27 June 2003 12:20 [Source: ICIS news]
HAMBURG, Germany (CNI)--German Chancellor Gerhard Schroder warned on Friday that it was very important for Europe's industrial competitiveness that Brussels' dealings with financial and environmental issues "should not dominate industrial policy".
Europe has a diverse manufacturing base that is very important and this "needs to be weighed against all proposals that are far from reality", he said in a clear reference to the European Commission's (EC's) controversial plans for a new registration, evaluation and authorisation of chemicals (Reach) system.
Schroder, who was speaking here at the European Chemical Industry Council (Cefic) annual general assembly, highlighted the proposed new chemicals policy as a specific issue, saying "we want lower costs [for this] ... these are simply too high if we are to meet objectives of competitiveness".
He also called for a review of all proposals being developed by the Eurpean Union (EU) that impact on industrial policy.
"We need an assessment of their consequences," he stated.
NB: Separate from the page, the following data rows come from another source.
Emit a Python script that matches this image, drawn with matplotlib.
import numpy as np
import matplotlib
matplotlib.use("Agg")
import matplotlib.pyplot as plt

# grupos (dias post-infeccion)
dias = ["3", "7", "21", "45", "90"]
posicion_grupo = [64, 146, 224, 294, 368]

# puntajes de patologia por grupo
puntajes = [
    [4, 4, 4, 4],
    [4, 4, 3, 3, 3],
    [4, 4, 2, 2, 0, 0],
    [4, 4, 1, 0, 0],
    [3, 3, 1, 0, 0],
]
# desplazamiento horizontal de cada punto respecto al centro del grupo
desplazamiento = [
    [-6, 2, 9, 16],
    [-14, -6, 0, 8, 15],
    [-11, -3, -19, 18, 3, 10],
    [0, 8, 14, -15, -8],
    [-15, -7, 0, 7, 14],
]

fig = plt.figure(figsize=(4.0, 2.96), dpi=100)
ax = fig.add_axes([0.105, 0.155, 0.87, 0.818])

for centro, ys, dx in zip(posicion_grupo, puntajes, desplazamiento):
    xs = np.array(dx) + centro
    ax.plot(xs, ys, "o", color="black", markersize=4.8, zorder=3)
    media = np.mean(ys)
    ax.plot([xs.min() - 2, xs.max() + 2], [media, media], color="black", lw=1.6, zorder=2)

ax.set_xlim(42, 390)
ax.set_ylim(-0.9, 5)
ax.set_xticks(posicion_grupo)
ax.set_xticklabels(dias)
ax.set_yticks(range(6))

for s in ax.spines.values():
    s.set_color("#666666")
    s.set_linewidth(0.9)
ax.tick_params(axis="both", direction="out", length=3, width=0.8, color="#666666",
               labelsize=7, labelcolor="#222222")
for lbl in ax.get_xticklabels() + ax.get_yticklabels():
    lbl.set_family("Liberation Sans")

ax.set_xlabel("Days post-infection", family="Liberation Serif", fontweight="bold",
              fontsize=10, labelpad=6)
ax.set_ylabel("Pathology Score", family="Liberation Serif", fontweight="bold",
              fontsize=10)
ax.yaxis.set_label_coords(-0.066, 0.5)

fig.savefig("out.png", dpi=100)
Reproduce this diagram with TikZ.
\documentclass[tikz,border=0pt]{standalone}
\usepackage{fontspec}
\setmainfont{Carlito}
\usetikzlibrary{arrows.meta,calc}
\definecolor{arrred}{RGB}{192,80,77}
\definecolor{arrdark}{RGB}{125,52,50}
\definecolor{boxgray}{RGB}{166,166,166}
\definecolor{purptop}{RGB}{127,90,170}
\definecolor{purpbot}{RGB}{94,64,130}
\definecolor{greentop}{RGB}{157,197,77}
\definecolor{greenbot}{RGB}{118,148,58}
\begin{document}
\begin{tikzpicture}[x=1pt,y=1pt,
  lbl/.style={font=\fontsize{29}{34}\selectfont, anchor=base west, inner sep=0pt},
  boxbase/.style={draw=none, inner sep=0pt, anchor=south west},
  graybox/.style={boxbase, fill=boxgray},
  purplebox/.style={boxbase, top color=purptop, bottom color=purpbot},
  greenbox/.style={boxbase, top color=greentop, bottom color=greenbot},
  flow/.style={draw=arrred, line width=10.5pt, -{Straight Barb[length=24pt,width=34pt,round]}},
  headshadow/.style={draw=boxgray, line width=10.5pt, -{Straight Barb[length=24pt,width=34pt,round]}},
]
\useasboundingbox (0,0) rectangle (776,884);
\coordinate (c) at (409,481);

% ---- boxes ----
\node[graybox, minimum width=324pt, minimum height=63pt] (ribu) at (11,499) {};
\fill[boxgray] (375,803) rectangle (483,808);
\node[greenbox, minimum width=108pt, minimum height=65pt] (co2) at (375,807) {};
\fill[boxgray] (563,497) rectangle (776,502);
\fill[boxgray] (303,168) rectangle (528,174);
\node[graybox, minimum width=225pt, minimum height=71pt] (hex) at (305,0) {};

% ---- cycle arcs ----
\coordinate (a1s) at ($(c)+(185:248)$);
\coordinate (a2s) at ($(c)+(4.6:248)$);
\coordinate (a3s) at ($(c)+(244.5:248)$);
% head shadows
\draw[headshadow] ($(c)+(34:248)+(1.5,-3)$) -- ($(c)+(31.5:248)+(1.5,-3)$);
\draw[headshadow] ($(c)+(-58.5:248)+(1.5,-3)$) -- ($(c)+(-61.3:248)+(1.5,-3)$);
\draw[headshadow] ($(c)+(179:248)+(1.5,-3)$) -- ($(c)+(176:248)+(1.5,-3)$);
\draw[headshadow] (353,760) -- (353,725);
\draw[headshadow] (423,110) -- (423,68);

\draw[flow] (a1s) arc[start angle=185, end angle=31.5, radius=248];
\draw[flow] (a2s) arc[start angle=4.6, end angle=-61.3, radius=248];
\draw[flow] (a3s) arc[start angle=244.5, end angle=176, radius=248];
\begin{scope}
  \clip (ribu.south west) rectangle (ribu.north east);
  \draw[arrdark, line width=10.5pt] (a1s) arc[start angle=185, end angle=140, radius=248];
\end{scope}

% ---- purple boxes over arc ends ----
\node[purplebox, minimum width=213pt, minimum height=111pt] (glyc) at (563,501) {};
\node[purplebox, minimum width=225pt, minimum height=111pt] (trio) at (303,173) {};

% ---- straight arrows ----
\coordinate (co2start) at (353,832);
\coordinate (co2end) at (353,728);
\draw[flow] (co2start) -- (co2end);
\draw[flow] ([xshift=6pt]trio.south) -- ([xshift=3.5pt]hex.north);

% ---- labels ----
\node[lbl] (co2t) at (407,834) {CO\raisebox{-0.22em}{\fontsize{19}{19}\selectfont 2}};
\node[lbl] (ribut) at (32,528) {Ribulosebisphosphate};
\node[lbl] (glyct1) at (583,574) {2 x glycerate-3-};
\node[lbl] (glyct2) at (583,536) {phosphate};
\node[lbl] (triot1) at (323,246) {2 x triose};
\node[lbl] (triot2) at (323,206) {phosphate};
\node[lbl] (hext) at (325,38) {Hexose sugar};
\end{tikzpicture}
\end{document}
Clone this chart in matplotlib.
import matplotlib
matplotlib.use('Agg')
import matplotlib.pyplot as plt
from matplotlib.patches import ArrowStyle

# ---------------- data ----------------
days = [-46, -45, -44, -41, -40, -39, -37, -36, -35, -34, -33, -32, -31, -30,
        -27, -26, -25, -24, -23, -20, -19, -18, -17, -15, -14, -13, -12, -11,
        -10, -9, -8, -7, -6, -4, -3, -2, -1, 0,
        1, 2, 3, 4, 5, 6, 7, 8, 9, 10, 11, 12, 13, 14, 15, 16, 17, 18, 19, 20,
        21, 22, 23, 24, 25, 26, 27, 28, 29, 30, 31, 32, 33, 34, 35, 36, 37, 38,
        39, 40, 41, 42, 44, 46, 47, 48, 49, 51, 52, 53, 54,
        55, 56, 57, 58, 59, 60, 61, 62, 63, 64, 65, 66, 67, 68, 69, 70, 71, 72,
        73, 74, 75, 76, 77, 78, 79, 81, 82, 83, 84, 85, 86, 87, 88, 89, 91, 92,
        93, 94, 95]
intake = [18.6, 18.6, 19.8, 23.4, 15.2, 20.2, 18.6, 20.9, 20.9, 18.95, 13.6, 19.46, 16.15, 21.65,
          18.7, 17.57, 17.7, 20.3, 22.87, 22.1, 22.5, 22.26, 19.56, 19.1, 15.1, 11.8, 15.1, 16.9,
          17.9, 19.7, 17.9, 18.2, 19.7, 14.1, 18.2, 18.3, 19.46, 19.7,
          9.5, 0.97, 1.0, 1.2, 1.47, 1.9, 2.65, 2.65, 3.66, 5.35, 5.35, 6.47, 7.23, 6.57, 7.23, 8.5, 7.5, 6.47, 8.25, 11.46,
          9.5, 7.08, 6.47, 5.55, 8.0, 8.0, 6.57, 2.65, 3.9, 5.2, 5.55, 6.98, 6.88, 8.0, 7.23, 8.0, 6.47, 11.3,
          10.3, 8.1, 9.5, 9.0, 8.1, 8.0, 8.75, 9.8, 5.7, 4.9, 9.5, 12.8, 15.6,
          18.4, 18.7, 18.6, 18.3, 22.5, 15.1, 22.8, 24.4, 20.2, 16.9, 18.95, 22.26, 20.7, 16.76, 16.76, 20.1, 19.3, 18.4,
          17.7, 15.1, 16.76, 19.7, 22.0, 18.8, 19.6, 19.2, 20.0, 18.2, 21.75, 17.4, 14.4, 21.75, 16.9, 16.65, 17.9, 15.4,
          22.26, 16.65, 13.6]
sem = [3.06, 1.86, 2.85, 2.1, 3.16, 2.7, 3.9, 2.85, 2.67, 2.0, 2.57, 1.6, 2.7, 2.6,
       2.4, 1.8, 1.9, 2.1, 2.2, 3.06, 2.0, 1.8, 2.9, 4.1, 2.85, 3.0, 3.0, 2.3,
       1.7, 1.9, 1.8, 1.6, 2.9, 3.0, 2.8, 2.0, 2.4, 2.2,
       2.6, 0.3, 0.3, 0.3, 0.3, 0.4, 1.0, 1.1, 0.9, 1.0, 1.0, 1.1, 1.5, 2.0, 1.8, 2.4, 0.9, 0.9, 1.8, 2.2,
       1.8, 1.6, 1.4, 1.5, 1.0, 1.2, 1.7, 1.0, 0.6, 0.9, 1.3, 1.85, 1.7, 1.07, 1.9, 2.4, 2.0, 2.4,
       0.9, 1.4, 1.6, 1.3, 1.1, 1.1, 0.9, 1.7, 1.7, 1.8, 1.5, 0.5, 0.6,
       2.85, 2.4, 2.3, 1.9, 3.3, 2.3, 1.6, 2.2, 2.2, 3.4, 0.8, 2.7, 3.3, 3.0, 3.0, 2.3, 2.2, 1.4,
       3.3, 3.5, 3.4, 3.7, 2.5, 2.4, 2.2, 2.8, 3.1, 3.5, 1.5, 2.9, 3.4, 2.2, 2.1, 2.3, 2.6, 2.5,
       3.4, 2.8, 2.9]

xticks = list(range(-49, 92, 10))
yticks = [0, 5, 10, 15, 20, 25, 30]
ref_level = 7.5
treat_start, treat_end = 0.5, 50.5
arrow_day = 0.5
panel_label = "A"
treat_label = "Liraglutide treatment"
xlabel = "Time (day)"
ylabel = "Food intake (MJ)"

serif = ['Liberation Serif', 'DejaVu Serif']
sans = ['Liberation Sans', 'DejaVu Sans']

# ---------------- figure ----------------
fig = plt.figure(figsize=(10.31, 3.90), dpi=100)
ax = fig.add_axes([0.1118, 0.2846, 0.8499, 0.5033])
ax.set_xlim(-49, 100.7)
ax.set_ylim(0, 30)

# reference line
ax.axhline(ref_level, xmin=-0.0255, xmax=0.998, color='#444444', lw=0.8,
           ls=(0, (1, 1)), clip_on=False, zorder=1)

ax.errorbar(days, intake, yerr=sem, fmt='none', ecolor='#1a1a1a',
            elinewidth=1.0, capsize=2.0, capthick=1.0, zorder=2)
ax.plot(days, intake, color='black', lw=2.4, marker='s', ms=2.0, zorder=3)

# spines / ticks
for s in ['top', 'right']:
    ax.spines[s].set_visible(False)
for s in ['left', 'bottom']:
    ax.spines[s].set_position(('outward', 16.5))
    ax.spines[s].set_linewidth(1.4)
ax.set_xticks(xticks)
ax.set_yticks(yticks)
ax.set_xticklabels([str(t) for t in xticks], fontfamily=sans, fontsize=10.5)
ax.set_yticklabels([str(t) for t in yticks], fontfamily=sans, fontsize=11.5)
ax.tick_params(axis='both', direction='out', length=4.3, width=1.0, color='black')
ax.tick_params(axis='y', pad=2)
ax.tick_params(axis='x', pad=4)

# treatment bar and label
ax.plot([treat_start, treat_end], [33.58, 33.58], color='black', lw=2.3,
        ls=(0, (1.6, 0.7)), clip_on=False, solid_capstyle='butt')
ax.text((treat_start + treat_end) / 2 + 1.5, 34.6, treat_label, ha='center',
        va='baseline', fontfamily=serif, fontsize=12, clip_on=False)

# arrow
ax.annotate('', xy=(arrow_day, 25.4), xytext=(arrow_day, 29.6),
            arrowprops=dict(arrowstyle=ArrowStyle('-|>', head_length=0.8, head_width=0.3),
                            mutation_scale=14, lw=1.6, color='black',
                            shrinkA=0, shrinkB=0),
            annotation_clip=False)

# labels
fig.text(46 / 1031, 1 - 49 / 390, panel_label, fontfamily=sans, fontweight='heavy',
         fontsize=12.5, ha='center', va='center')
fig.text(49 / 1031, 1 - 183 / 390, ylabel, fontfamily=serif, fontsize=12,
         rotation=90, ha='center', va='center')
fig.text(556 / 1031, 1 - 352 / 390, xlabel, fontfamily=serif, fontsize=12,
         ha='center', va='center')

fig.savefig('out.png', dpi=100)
All too often, he added, the person responsible for a regulation or directive identified themselves too closely with the proposals, driving them too hard.
"We need earlier consultation with industry," he said.
Schroder conceded that the EC's latest draft regulations on chemicals policy reform are an improvement on the original white paper proposals. However, he said they still have their weak points.
"It is clear that the competitiveness of the EU chemicals industry must not be endangered," he stressed.
Schroder said he believed the proposed new regulations would be too much of a burden on the industry - especially small to medium sized enterprises (SMEs). He added that the new rules do not have sufficient regard to protection of commercial data, and said they would cause problems on an international trade level.
He called on EC Enterprise Commissioner Erkki Liikanen to "review and revise the proposals" and said Germany would take a proactive role in this.
Schroder's address to Cefic's annual assembly coincided with new forecasts from the council which radically downgraded expectations for European chemicals industry growth in 2003.